# Data lines
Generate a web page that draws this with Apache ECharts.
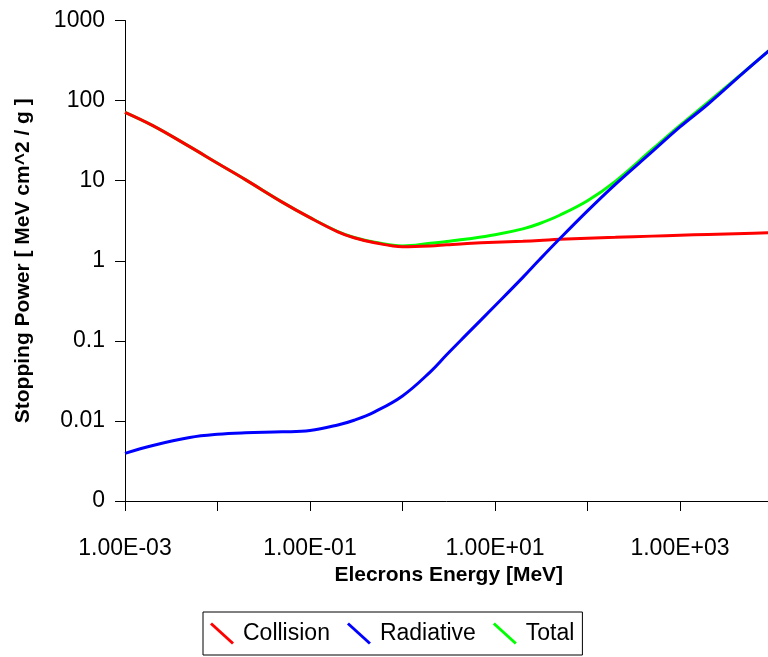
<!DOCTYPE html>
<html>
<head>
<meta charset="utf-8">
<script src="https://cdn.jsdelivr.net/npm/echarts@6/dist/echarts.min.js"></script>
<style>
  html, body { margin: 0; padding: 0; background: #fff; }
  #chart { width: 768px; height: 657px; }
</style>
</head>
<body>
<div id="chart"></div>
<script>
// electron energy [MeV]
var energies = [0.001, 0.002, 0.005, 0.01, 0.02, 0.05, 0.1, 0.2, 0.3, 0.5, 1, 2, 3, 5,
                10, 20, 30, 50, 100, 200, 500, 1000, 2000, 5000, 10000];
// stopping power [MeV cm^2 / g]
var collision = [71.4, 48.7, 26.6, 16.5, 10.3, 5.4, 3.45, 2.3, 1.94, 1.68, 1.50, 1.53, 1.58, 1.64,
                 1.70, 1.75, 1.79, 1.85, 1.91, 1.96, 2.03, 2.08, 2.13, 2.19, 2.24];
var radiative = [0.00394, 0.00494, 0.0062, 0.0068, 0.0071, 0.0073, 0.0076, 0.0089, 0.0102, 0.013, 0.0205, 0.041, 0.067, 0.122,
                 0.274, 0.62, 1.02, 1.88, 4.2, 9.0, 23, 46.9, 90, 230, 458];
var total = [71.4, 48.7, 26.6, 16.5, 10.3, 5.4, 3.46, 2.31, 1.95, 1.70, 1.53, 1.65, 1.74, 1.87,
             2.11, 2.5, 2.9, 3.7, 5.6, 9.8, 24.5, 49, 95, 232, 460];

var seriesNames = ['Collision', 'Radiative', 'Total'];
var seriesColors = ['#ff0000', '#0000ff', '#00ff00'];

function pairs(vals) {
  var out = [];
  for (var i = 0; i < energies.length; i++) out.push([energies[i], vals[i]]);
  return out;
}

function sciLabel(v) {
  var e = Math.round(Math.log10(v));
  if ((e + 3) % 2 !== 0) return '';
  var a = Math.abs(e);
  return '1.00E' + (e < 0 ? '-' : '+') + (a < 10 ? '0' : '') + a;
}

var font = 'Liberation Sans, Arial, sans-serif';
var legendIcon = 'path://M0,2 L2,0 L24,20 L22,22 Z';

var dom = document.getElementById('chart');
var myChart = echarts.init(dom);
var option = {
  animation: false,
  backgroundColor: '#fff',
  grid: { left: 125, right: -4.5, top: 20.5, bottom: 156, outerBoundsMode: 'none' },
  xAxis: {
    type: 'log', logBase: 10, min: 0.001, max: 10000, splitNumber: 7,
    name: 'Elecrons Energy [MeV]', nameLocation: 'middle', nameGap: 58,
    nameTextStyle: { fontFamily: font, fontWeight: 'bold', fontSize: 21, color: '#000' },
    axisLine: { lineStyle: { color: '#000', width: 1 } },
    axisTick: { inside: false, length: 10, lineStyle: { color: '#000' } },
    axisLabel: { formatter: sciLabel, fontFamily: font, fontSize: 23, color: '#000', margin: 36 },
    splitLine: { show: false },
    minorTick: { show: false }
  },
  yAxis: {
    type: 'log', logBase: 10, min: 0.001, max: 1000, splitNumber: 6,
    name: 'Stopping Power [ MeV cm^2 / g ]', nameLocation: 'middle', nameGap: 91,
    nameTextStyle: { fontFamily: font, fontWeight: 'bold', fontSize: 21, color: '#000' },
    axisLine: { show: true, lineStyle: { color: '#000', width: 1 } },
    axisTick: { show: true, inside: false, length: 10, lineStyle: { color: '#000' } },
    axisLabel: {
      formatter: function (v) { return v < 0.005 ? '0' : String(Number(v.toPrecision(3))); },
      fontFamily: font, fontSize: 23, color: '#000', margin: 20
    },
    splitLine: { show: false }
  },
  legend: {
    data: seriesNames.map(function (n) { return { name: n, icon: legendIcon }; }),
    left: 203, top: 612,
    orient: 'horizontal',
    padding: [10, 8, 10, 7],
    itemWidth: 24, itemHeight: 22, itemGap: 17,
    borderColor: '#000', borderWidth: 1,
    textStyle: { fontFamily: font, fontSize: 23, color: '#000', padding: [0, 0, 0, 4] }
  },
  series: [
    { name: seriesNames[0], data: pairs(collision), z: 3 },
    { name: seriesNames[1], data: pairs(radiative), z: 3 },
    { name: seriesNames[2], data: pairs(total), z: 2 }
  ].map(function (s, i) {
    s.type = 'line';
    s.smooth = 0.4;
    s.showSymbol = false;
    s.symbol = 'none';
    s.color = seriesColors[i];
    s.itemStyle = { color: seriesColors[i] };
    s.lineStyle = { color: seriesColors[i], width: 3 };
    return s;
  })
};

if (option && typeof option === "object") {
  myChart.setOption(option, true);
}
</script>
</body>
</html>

# Written problem
Exactly as written, return every line of the listing, but not the pictures.

# Solution
Generate a web page that draws this with Apache ECharts.
<!DOCTYPE html>
<html>
<head>
<meta charset="utf-8">
<script src="https://cdn.jsdelivr.net/npm/echarts@6/dist/echarts.min.js"></script>
<style>
  html, body { margin: 0; padding: 0; background: #fff; }
  #chart { width: 768px; height: 657px; }
</style>
</head>
<body>
<div id="chart"></div>
<script>
// electron energy [MeV]
var energies = [0.001, 0.002, 0.005, 0.01, 0.02, 0.05, 0.1, 0.2, 0.3, 0.5, 1, 2, 3, 5,
                10, 20, 30, 50, 100, 200, 500, 1000, 2000, 5000, 10000];
// stopping power [MeV cm^2 / g]
var collision = [71.4, 48.7, 26.6, 16.5, 10.3, 5.4, 3.45, 2.3, 1.94, 1.68, 1.50, 1.53, 1.58, 1.64,
                 1.70, 1.75, 1.79, 1.85, 1.91, 1.96, 2.03, 2.08, 2.13, 2.19, 2.24];
var radiative = [0.00394, 0.00494, 0.0062, 0.0068, 0.0071, 0.0073, 0.0076, 0.0089, 0.0102, 0.013, 0.0205, 0.041, 0.067, 0.122,
                 0.274, 0.62, 1.02, 1.88, 4.2, 9.0, 23, 46.9, 90, 230, 458];
var total = [71.4, 48.7, 26.6, 16.5, 10.3, 5.4, 3.46, 2.31, 1.95, 1.70, 1.53, 1.65, 1.74, 1.87,
             2.11, 2.5, 2.9, 3.7, 5.6, 9.8, 24.5, 49, 95, 232, 460];

var seriesNames = ['Collision', 'Radiative', 'Total'];
var seriesColors = ['#ff0000', '#0000ff', '#00ff00'];

function pairs(vals) {
  var out = [];
  for (var i = 0; i < energies.length; i++) out.push([energies[i], vals[i]]);
  return out;
}

function sciLabel(v) {
  var e = Math.round(Math.log10(v));
  if ((e + 3) % 2 !== 0) return '';
  var a = Math.abs(e);
  return '1.00E' + (e < 0 ? '-' : '+') + (a < 10 ? '0' : '') + a;
}

var font = 'Liberation Sans, Arial, sans-serif';
var legendIcon = 'path://M0,2 L2,0 L24,20 L22,22 Z';

var dom = document.getElementById('chart');
var myChart = echarts.init(dom);
var option = {
  animation: false,
  backgroundColor: '#fff',
  grid: { left: 125, right: -4.5, top: 20.5, bottom: 156, outerBoundsMode: 'none' },
  xAxis: {
    type: 'log', logBase: 10, min: 0.001, max: 10000, splitNumber: 7,
    name: 'Elecrons Energy [MeV]', nameLocation: 'middle', nameGap: 58,
    nameTextStyle: { fontFamily: font, fontWeight: 'bold', fontSize: 21, color: '#000' },
    axisLine: { lineStyle: { color: '#000', width: 1 } },
    axisTick: { inside: false, length: 10, lineStyle: { color: '#000' } },
    axisLabel: { formatter: sciLabel, fontFamily: font, fontSize: 23, color: '#000', margin: 36 },
    splitLine: { show: false },
    minorTick: { show: false }
  },
  yAxis: {
    type: 'log', logBase: 10, min: 0.001, max: 1000, splitNumber: 6,
    name: 'Stopping Power [ MeV cm^2 / g ]', nameLocation: 'middle', nameGap: 91,
    nameTextStyle: { fontFamily: font, fontWeight: 'bold', fontSize: 21, color: '#000' },
    axisLine: { show: true, lineStyle: { color: '#000', width: 1 } },
    axisTick: { show: true, inside: false, length: 10, lineStyle: { color: '#000' } },
    axisLabel: {
      formatter: function (v) { return v < 0.005 ? '0' : String(Number(v.toPrecision(3))); },
      fontFamily: font, fontSize: 23, color: '#000', margin: 20
    },
    splitLine: { show: false }
  },
  legend: {
    data: seriesNames.map(function (n) { return { name: n, icon: legendIcon }; }),
    left: 203, top: 612,
    orient: 'horizontal',
    padding: [10, 8, 10, 7],
    itemWidth: 24, itemHeight: 22, itemGap: 17,
    borderColor: '#000', borderWidth: 1,
    textStyle: { fontFamily: font, fontSize: 23, color: '#000', padding: [0, 0, 0, 4] }
  },
  series: [
    { name: seriesNames[0], data: pairs(collision), z: 3 },
    { name: seriesNames[1], data: pairs(radiative), z: 3 },
    { name: seriesNames[2], data: pairs(total), z: 2 }
  ].map(function (s, i) {
    s.type = 'line';
    s.smooth = 0.4;
    s.showSymbol = false;
    s.symbol = 'none';
    s.color = seriesColors[i];
    s.itemStyle = { color: seriesColors[i] };
    s.lineStyle = { color: seriesColors[i], width: 3 };
    return s;
  })
};

if (option && typeof option === "object") {
  myChart.setOption(option, true);
}
</script>
</body>
</html>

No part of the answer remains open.